### What to do
Reproduce the lines of the material exactly, excluding every image.

### Dataset content
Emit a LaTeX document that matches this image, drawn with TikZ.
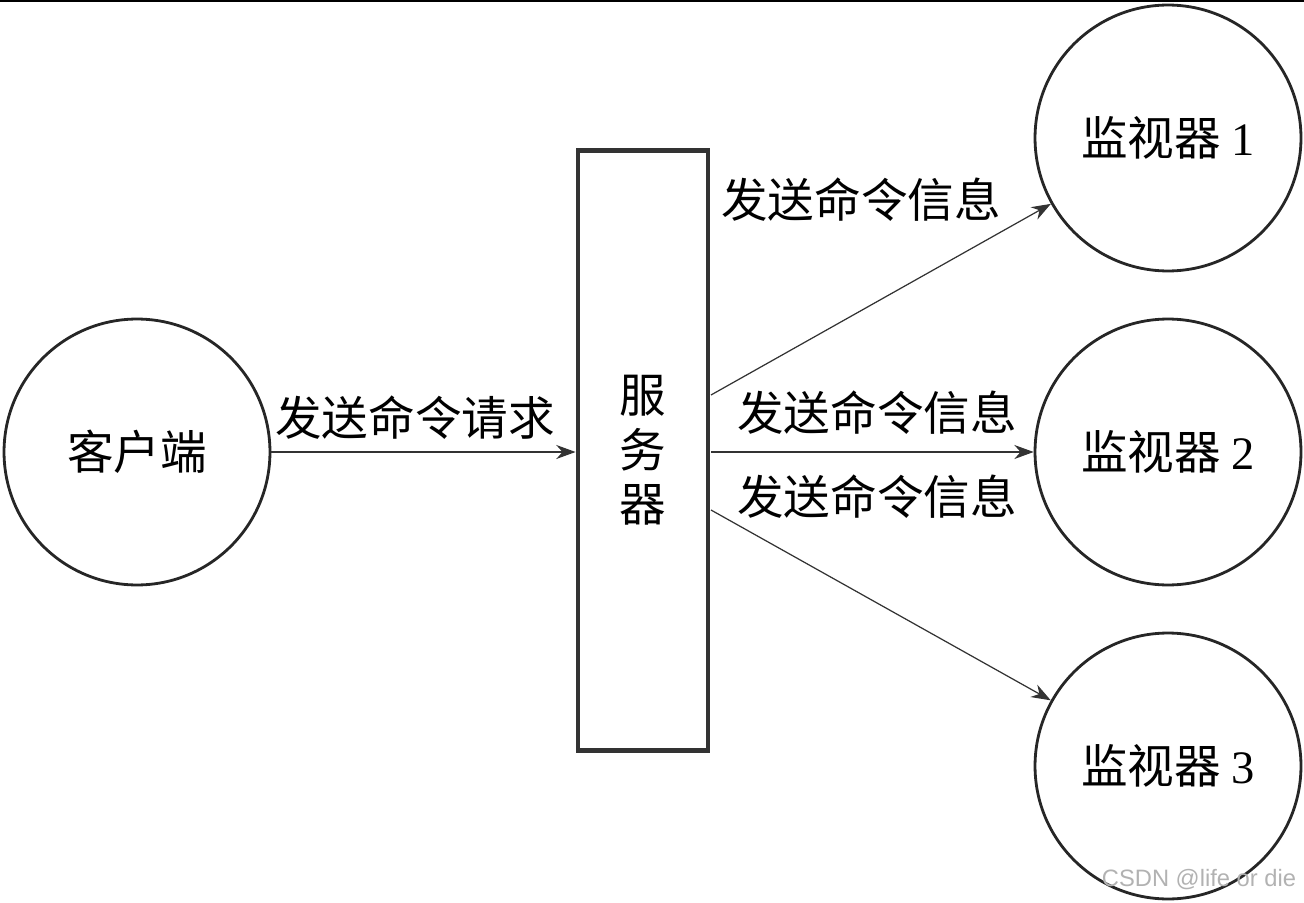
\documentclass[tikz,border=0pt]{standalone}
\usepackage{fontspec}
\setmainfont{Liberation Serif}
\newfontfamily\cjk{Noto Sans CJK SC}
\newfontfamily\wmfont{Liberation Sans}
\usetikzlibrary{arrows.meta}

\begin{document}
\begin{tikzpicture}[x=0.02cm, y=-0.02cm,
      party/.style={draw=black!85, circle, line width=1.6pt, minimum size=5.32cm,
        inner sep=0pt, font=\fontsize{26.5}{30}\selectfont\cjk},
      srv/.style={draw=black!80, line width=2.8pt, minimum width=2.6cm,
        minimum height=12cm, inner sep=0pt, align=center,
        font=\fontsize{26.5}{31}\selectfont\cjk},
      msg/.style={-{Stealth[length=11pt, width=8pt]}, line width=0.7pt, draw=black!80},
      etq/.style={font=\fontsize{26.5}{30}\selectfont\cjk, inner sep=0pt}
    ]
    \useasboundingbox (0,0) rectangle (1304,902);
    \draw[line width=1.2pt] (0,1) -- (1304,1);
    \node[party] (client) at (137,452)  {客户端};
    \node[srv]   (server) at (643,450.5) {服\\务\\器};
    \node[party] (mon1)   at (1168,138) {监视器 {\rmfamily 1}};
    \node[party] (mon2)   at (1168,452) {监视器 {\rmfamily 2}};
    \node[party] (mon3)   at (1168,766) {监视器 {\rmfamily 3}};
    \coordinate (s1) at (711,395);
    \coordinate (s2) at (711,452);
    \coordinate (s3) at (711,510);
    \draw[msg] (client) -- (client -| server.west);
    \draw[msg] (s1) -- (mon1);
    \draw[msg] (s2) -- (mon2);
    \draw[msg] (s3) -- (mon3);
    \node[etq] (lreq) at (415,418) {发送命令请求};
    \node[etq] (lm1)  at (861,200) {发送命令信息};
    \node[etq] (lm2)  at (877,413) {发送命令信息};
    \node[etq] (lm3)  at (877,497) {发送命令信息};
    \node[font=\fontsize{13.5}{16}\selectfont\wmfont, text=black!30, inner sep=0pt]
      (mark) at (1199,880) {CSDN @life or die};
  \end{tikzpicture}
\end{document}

### The solution
Emit a LaTeX document that matches this image, drawn with TikZ.
\documentclass[tikz,border=0pt]{standalone}
\usepackage{fontspec}
\setmainfont{Liberation Serif}
\newfontfamily\cjk{Noto Sans CJK SC}
\newfontfamily\wmfont{Liberation Sans}
\usetikzlibrary{arrows.meta}

\begin{document}
\begin{tikzpicture}[x=0.02cm, y=-0.02cm,
      party/.style={draw=black!85, circle, line width=1.6pt, minimum size=5.32cm,
        inner sep=0pt, font=\fontsize{26.5}{30}\selectfont\cjk},
      srv/.style={draw=black!80, line width=2.8pt, minimum width=2.6cm,
        minimum height=12cm, inner sep=0pt, align=center,
        font=\fontsize{26.5}{31}\selectfont\cjk},
      msg/.style={-{Stealth[length=11pt, width=8pt]}, line width=0.7pt, draw=black!80},
      etq/.style={font=\fontsize{26.5}{30}\selectfont\cjk, inner sep=0pt}
    ]
    \useasboundingbox (0,0) rectangle (1304,902);
    \draw[line width=1.2pt] (0,1) -- (1304,1);
    \node[party] (client) at (137,452)  {客户端};
    \node[srv]   (server) at (643,450.5) {服\\务\\器};
    \node[party] (mon1)   at (1168,138) {监视器 {\rmfamily 1}};
    \node[party] (mon2)   at (1168,452) {监视器 {\rmfamily 2}};
    \node[party] (mon3)   at (1168,766) {监视器 {\rmfamily 3}};
    \coordinate (s1) at (711,395);
    \coordinate (s2) at (711,452);
    \coordinate (s3) at (711,510);
    \draw[msg] (client) -- (client -| server.west);
    \draw[msg] (s1) -- (mon1);
    \draw[msg] (s2) -- (mon2);
    \draw[msg] (s3) -- (mon3);
    \node[etq] (lreq) at (415,418) {发送命令请求};
    \node[etq] (lm1)  at (861,200) {发送命令信息};
    \node[etq] (lm2)  at (877,413) {发送命令信息};
    \node[etq] (lm3)  at (877,497) {发送命令信息};
    \node[font=\fontsize{13.5}{16}\selectfont\wmfont, text=black!30, inner sep=0pt]
      (mark) at (1199,880) {CSDN @life or die};
  \end{tikzpicture}
\end{document}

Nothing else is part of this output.